“Oh, you know those vows we swore—till death parted us—those old feelings die hard.”
“If you’d cared about my affairs fourteen years ago, we’d still be married. Keep that in mind while you’re scrambling for your rent.”
He hung up without giving me a chance at the last word. So it still rankled, my lack of doelike devotion. Old feelings do indeed die hard.
Chapter 19 - Throwing a Friend to the Wolves
I got to the restaurant ahead of Lotty. A light, bright seafood place on Lincoln, I Popoli has a small garden where I like to sit in summer. During the afternoon, though, heavy storm clouds had moved into the city. It looked as though the unnaturally hot weather might be going to break. I took a table inside.
When I’d waited half an hour I figured Lotty’d been held up by a late-breaking emergency. I ordered a rum-and-tonic to tide me over and settled at the end of the bar, next to the window, where I could watch the street. Rain had started to fall, fat heavy drops that spattered on the pavement like broken eggs. By the time I finished my rum, the drops had built to a heavy curtain of water.
I started wondering if Lotty had crashed the Trans Am and was too chicken to tell me about it. Of course, that wasn’t in Lotty’s character: she had‘ no fear of confrontation. Besides, she saw herself as a constant victim of other reckless maniacs. When I tried to ask her why my cars never suffered the damage hers did, she would pierce me with a stare and change the subject.
I went to the phone in the back of the restaurant to try calling her. I didn’t get an answer, either at the clinic or her apartment, but when I left the booth she was standing in the middle of the room, water dripping around her, looking for me. It was only when I came up to her that I
saw she was hurt. She had a graze and a purple lump on her forehead and I could see a stream of blood mixing with the rainwater on her left arm.

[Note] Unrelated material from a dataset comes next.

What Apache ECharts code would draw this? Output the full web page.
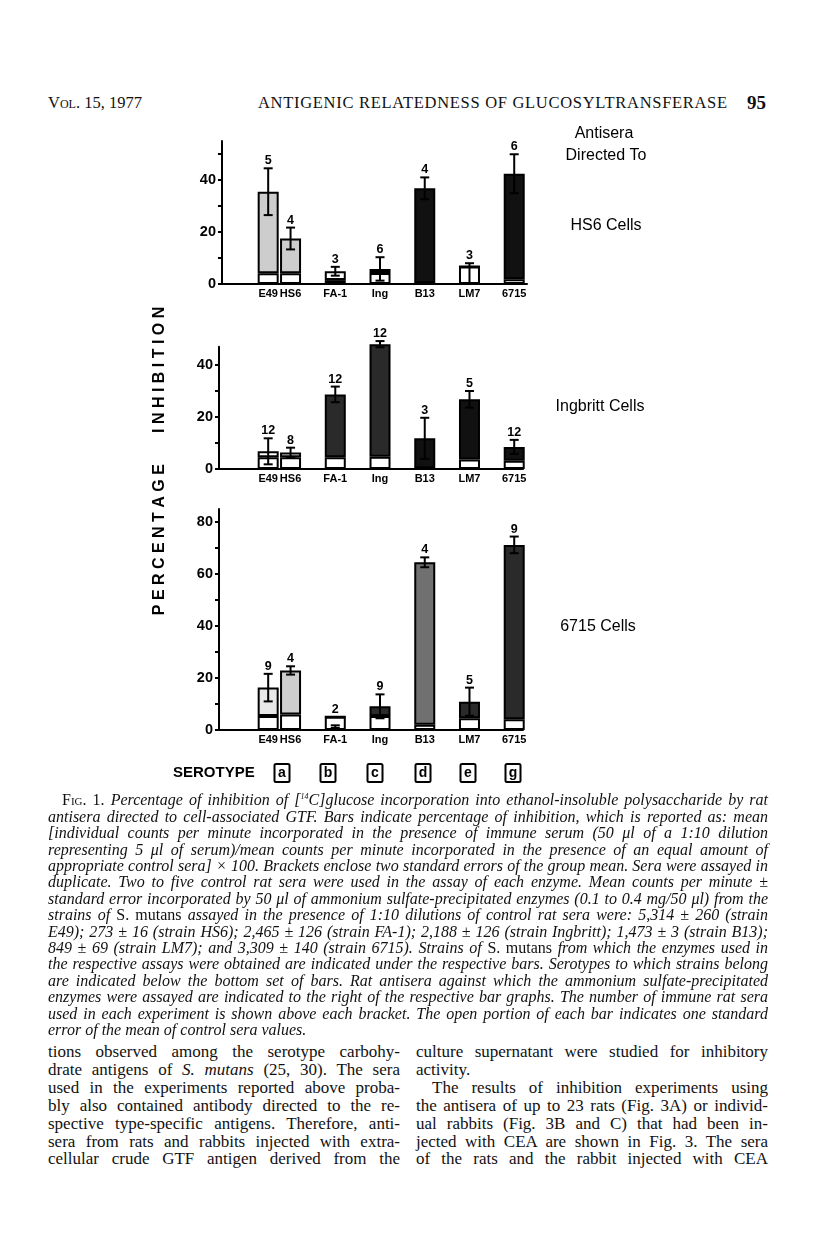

“Lotty!” I pulled her to me. “What happened to you?”
“Someone hit me.” Her voice was dull and she held herself stiffly in my embrace.
“Hit you? Hit the car, you mean?”
“You know, Victoria, I think I would like to lie down.” The precision of her speech and her frozen posture frightened me as much as her wounds. I wondered if I should get her to a hospital, but decided to take her home and try to find someone to come look at her there. Maybe she needed her head X rayed, but hospital emergency rooms are cold comfort for someone in shock; I’d rather get her warm before a doctor decided on the next move. I fumbled in my purse for the bills to pay my tab, couldn’t find any and ended up just tossing a twenty on the bar.

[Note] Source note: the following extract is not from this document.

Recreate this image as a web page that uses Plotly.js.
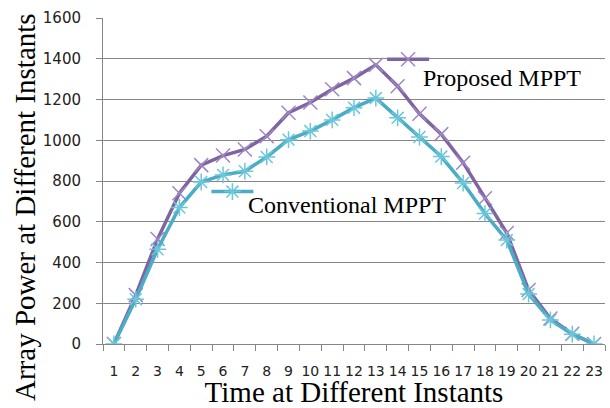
<!DOCTYPE html>
<html>
<head>
<meta charset="utf-8">
<script src="https://cdn.plot.ly/plotly-3.0.1.min.js"></script>
<style>html,body{margin:0;padding:0;background:#fff;}#chart{width:610px;height:408px;}</style>
</head>
<body>
<div id="chart"></div>
<script>
const categories = ['1','2','3','4','5','6','7','8','9','10','11','12','13','14','15','16','17','18','19','20','21','22','23'];
const proposedValues = [0, 240, 515, 740, 878, 925, 955, 1020, 1135, 1185, 1250, 1305, 1370, 1265, 1130, 1030, 890, 715, 545, 265, 125, 50, 0];
const conventionalValues = [0, 220, 465, 670, 795, 830, 848, 918, 1003, 1045, 1100, 1160, 1207, 1110, 1016, 920, 790, 640, 510, 245, 118, 48, 0];
const seriesNames = ['Proposed MPPT', 'Conventional MPPT'];
const xTitle = 'Time at Different Instants';
const yTitle = 'Array Power at Different Instants';

const purple = '#8064A2';
const aqua = '#4BACC6';

const traces = [
  {
    x: categories, y: proposedValues, type: 'scatter', mode: 'lines+markers',
    name: '', legend: 'legend',
    line: {color: purple, width: 3.5},
    marker: {symbol: 'x-thin-open', size: 14, color: '#9E88C2', line: {color: '#9E88C2', width: 1.5}}
  },
  {
    x: categories, y: conventionalValues, type: 'scatter', mode: 'lines+markers',
    name: '', legend: 'legend2',
    line: {color: aqua, width: 3.5},
    marker: {symbol: 'asterisk-open', size: 14, color: '#6CC6DA', line: {color: '#6CC6DA', width: 1.5}}
  }
];

const layout = {
  width: 610, height: 408,
  margin: {l: 103, r: 5, t: 18, b: 64},
  paper_bgcolor: '#fff', plot_bgcolor: '#fff',
  showlegend: true,
  legend: {x: 0.556, y: 0.918, xanchor: 'left', yanchor: 'top', bgcolor: 'rgba(0,0,0,0)', itemwidth: 42, font: {size: 10}},
  legend2: {x: 0.206, y: 0.512, xanchor: 'left', yanchor: 'top', bgcolor: 'rgba(0,0,0,0)', itemwidth: 42, font: {size: 10}},
  xaxis: {
    type: 'category', range: [-0.5, categories.length - 0.5], autorange: false,
    tickson: 'boundaries', ticks: 'outside', ticklen: 6, tickcolor: '#868686',
    showline: true, linecolor: '#868686', linewidth: 1, showgrid: false, zeroline: false,
    tickangle: 0, ticklabelstandoff: 14,
    tickfont: {family: 'DejaVu Sans', size: 14, color: '#222'},
    title: {text: xTitle, font: {family: 'Liberation Serif', size: 29, color: '#000'}, standoff: 8}
  },
  yaxis: {
    range: [0, 1600], dtick: 200, ticks: 'outside', ticklen: 6, tickcolor: '#868686',
    showline: true, linecolor: '#868686', linewidth: 1, showgrid: true, gridcolor: '#868686', gridwidth: 1,
    zeroline: false, ticklabelstandoff: 12,
    tickfont: {family: 'DejaVu Sans', size: 15, color: '#222'}
  },
  annotations: [
    {xref: 'paper', yref: 'paper', x: (421 - 103) / 502, y: (344 - 78) / 326, xanchor: 'left', yanchor: 'middle',
     text: seriesNames[0], showarrow: false, font: {family: 'Liberation Serif', size: 24, color: '#000'}},
    {xref: 'paper', yref: 'paper', x: (246 - 103) / 502, y: (344 - 205) / 326, xanchor: 'left', yanchor: 'middle',
     text: seriesNames[1], showarrow: false, font: {family: 'Liberation Serif', size: 24, color: '#000'}},
    {xref: 'paper', yref: 'paper', x: (25 - 103) / 502, y: (344 - 207) / 326, xanchor: 'center', yanchor: 'middle',
     textangle: -90, text: yTitle, showarrow: false, font: {family: 'Liberation Serif', size: 29, color: '#000'}}
  ]
};

Plotly.newPlot('chart', traces, layout, {displayModeBar: false, staticPlot: true});
</script>
</body>
</html>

I got an arm around Lotty and half lifted her to get her outside. She’d left the Trans Am parked rakishly against the curb. Despite the rain, which had darkened the sky, I could tell that the windshield was cracked. I couldn’t help inspecting the left fender as I ushered Lotty into her own car. The headlamp had sprung, and the grille and the body had inverted their normal positions. I suppressed a twinge of anger: Lotty was badly hurt. The car was only a chunk of glass and metal, repairable after all.
My place is just around the corner from the restaurant, but Lotty would be more comfortable in her own home. Cursing the Cressida’s slippery gears I made my way through the downpour to her building on Sheffield. She didn’t say anything during the fifteen-minute drive, just stared in front of her, occasionally pressing her left arm, the arm that had been bleeding.
As soon as I got her undressed and tucked into bed with a cup of hot milk I called Max. When I described her injuries he demanded to know why I hadn’t taken her to a hospital.
“Because—I don’t know—I don’t like hospitals. I’ve sat in emergency rooms with bruises and cuts like hers and they only make me feel worse. Can you find someone to look at her here? Let them decide whether she needs to be fed into the machine?”
Max didn’t like it. As a hospital administrator he sees the places differently than I do. But he agreed that since she was home it would be a mistake to move her again right now. He was coming over himself, but said he would first roust out Arthur Gioia, an internist at Beth Israel.
“You don’t know what happened?”
“She hasn’t been talking. I wanted to get her into bed first.”
When he finally hung up I went back to Lotty. I brought in a sponge and a bowl of warm water to clean the blood from her forehead and left arm. She had finished drinking the milk and was lying with her eyes closed, but I didn’t think she was asleep.
I sat down next to her and started bathing her wounds. “Max is going to come over—he’s pretty worried. And he’s hunting up a doctor to take a look at you.”
“I don’t need a doctor. I am a doctor. I can tell there’s nothing serious the matter with me.”